O chatbot, aliás, talvez seja o principal exemplo de serviço que surgiu a partir desse maravilhoso caos criativo de empresas que realmente adotaram a flexibilidade e os princípios do VUCA.
Essa tecnologia já não é uma simples automação com a missão de responder a dúvidas simples. Ela assumiu uma missão complexa a partir de uma crescente quantidade de integrações de outras tecnologias já disponíveis para criar (ou recriar) uma jornada verdadeiramente completa de relacionamento com o cliente – inclusive o pagamento – no seu smartphone, ou seja, a humanidade, a partir da tecnologia digital, dedica-se a simplificar ao máximo a experiência de compra.
O Pix terá um papel decisivo nesse processo de avanço do chatbot na sociedade.

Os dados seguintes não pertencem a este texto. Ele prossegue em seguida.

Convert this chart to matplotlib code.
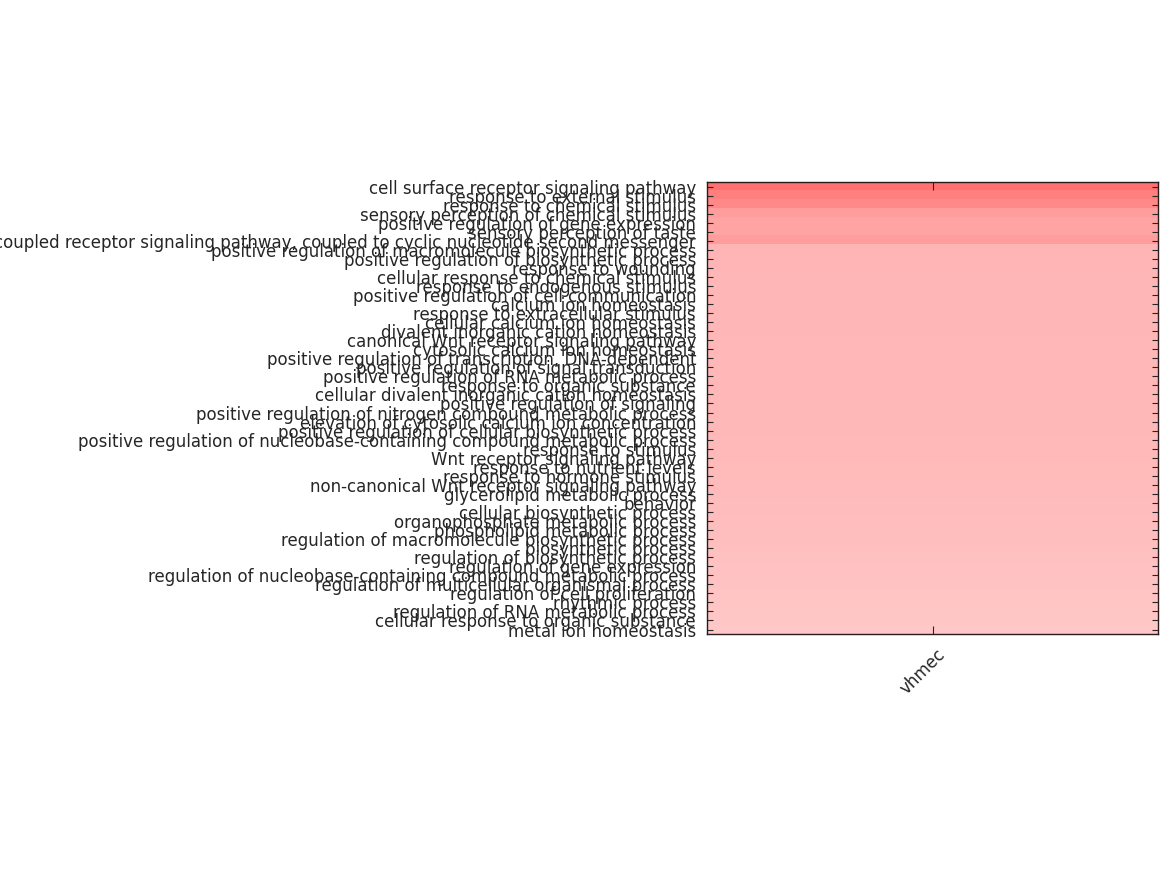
import matplotlib
matplotlib.use("Agg")
import matplotlib.pyplot as plt
import matplotlib.transforms as mtransforms
import numpy as np
from matplotlib.colors import LinearSegmentedColormap

terms = [
    "cell surface receptor signaling pathway",
    "response to external stimulus",
    "response to chemical stimulus",
    "sensory perception of chemical stimulus",
    "positive regulation of gene expression",
    "sensory perception of taste",
    "G-protein coupled receptor signaling pathway, coupled to cyclic nucleotide second messenger",
    "positive regulation of macromolecule biosynthetic process",
    "positive regulation of biosynthetic process",
    "response to wounding",
    "cellular response to chemical stimulus",
    "response to endogenous stimulus",
    "positive regulation of cell communication",
    "calcium ion homeostasis",
    "response to extracellular stimulus",
    "cellular calcium ion homeostasis",
    "divalent inorganic cation homeostasis",
    "canonical Wnt receptor signaling pathway",
    "cytosolic calcium ion homeostasis",
    "positive regulation of transcription, DNA-dependent",
    "positive regulation of signal transduction",
    "positive regulation of RNA metabolic process",
    "response to organic substance",
    "cellular divalent inorganic cation homeostasis",
    "positive regulation of signaling",
    "positive regulation of nitrogen compound metabolic process",
    "elevation of cytosolic calcium ion concentration",
    "positive regulation of cellular biosynthetic process",
    "positive regulation of nucleobase-containing compound metabolic process",
    "response to stimulus",
    "Wnt receptor signaling pathway",
    "response to nutrient levels",
    "response to hormone stimulus",
    "non-canonical Wnt receptor signaling pathway",
    "glycerolipid metabolic process",
    "behavior",
    "cellular biosynthetic process",
    "organophosphate metabolic process",
    "phospholipid metabolic process",
    "regulation of macromolecule biosynthetic process",
    "biosynthetic process",
    "regulation of biosynthetic process",
    "regulation of gene expression",
    "regulation of nucleobase-containing compound metabolic process",
    "regulation of multicellular organismal process",
    "regulation of cell proliferation",
    "rhythmic process",
    "regulation of RNA metabolic process",
    "cellular response to organic substance",
    "metal ion homeostasis",
]

samples = ["vhmec"]

scores = [
    5.60, 5.00, 4.67, 3.90, 3.62, 3.60, 3.90, 2.92, 2.90, 2.90,
    2.89, 2.88, 2.88, 2.87, 2.87, 2.86, 2.86, 2.85, 2.85, 2.84,
    2.84, 2.83, 2.83, 2.82, 2.81, 2.80, 2.79, 2.78, 2.77, 2.76,
    2.74, 2.72, 2.70, 2.68, 2.66, 2.64, 2.62, 2.60, 2.57, 2.54,
    2.51, 2.48, 2.45, 2.42, 2.40, 2.30, 2.28, 2.26, 2.23, 2.20,
]

data = np.array(scores).reshape(-1, 1)

cmap = LinearSegmentedColormap.from_list("wr", ["#ffffff", "#ff0000"])

fig = plt.figure(figsize=(11.67, 8.75), dpi=100)
ax = fig.add_axes([0.606, 0.2754, 0.3865, 0.5166])
ax.imshow(data, cmap=cmap, vmin=0, vmax=10, aspect="auto", interpolation="nearest")

ax.set_yticks(np.arange(len(terms)))
ax.set_yticklabels(terms, fontsize=12, color="#262626")
ax.set_xticks(np.arange(len(samples)))
ax.set_xticklabels([])

base = mtransforms.blended_transform_factory(ax.transData, ax.transAxes)
offset = mtransforms.ScaledTranslation(-10 / 100, -8 / 72, fig.dpi_scale_trans)
for i, name in enumerate(samples):
    ax.text(i, 0, name, transform=base + offset, rotation=45, ha="center",
            va="top", fontsize=12, color="#262626")

ax.tick_params(axis="both", direction="in", color="#262626",
               top=True, right=True, bottom=True, left=True)
ax.tick_params(axis="y", length=4, pad=8)
ax.tick_params(axis="x", length=6, pad=8)
for s in ax.spines.values():
    s.set_color("#2a1c1c")
    s.set_linewidth(1.0)

fig.savefig("out.png", dpi=100)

A ideia é que o pagamento instantâneo seja incorporado aos aplicativos de mensagens e mídias sociais, permitindo assim que você compre um produto após curtir uma foto no Instagram ou, ainda, uma roupa ou até um carro pelo WhatsApp – o que, aliás, já é possível.
De fato, o Pix será uma revolução no consumo já em 2021. Afinal, está disponível para todos os públicos e elimina muitos intermediários entre o consumidor e o tão sonhado bem de consumo. É uma mudança sem precedentes na relação que pessoas e bancos tiveram ao longo de décadas e séculos.
Por fim, mas não menos importante, há o papel do consumidor em 2021. Dizer que ele mudou ou está mudando por conta da transformação digital não é o suficiente para explicar o que realmente está ocorrendo na vida dessas pessoas. A pandemia lançou pessoas de diferentes idades e classes sociais nos canais digitais por causa da escassez de atendentes no contact center e o fechamento das lojas físicas. E muita gente fez isso sem nenhum direcionamento ou tutor.
O resultado, claro, não poderia ser outro. O processo de compra digital (quase um puxadinho) montado às pressas expôs os gargalos de um e‑commerce ainda em construção no País. O consumidor descobriu da pior maneira que não estamos totalmente prontos para um consumo exclusivamente digital diante dos problemas de logística e processos internos das companhias que resultaram, por exemplo, na famigerada cobrança indevida. Prova disso é que as queixas nos órgãos de defesa do consumidor explodiram, e o e‑commerce superou os setores bancário e de telecomunicações – outrora imbatíveis em reclamações.
O ano de 2021 será importante para as empresas revisarem os processos e, assim, auxiliar o consumidor no processo de transformação digital. Não será fácil, mas não pode haver dúvidas de que estaremos melhores e também diferentes após a pandemia. É difícil apostar o que seremos nos próximos anos considerando os dados disponíveis hoje. A certeza é que nossa experiência mais digital não poderá prescindir do toque humano, do calor, do gesto e da interação que nos trouxeram até aqui. O futuro é phygital.